City Letter of the Day
posted by August 6 at 10:36 AMon
GHOST TRAIN IN THE SKY
EDITOR: One of the monorail trains broke down this afternoon [Saturday, August 4] at about 1:30 pm. My wife, brother-in-law, I, and our 3-year-old and 3-month-old took a trip from Seattle Center to Westlake Center, after having put off a monorail ride that my 3-year-old had been asking for for at least a year. We thought, okay, it seems to be working okay, let’s risk it.

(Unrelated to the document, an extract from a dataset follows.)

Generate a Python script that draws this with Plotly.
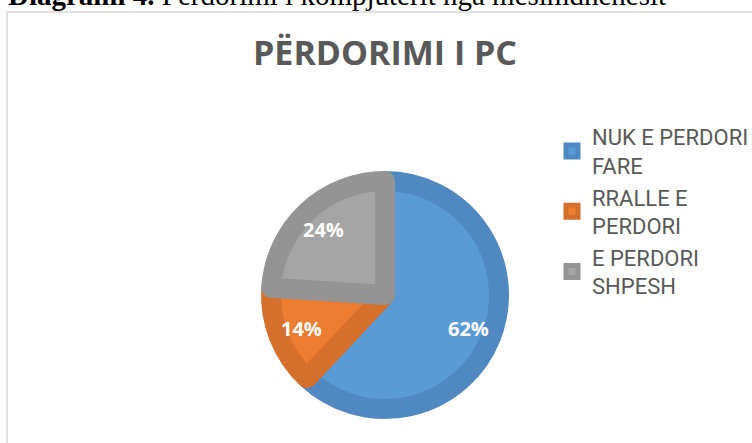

Of course, there’s nobody in charge of the monorail, in the sense that no one had Westlake Center made an announcement, offered help for alternative transportation, etc. My wife asked the ticket attendant who was a non-native English speaker, and who was somewhat freaked out. She made an inaudible, barely understandable announcement that no one near us could make out at my wife’s suggestion (the announcement, not the comprehensibility).
The one train had broken (the red train, I think), and we had already waited 30 minutes when this became clear. The other train arrived at the station, dropped off passengers, and left. The attendant said it would be another 30 minutes before the other train returned. About 200 people were waiting by that point, and the attendant was still selling tickets.
There was obviously no plan on how to proceed.
I have an iPhone (I’m a tech writer for The Seattle Times and other publications, so it’s a tool of the trade). I used Metro Transit’s awesome Trip Planner to figure out the nearest and next bus that would take us back to Seattle Center. The irritating part is that the trip planner suggested we take… the monorail!
Instead, we and a bunch of Southern tourists walked to Virginia and Third, paid $1.25 each on exit, and got in our car. It was an adventure, and our toddler was overjoyed to ride a monorail AND a bus, and the baby stayed happy.
There’s just no lights on in the monorail organization. It was as if they didn’t think this could happen.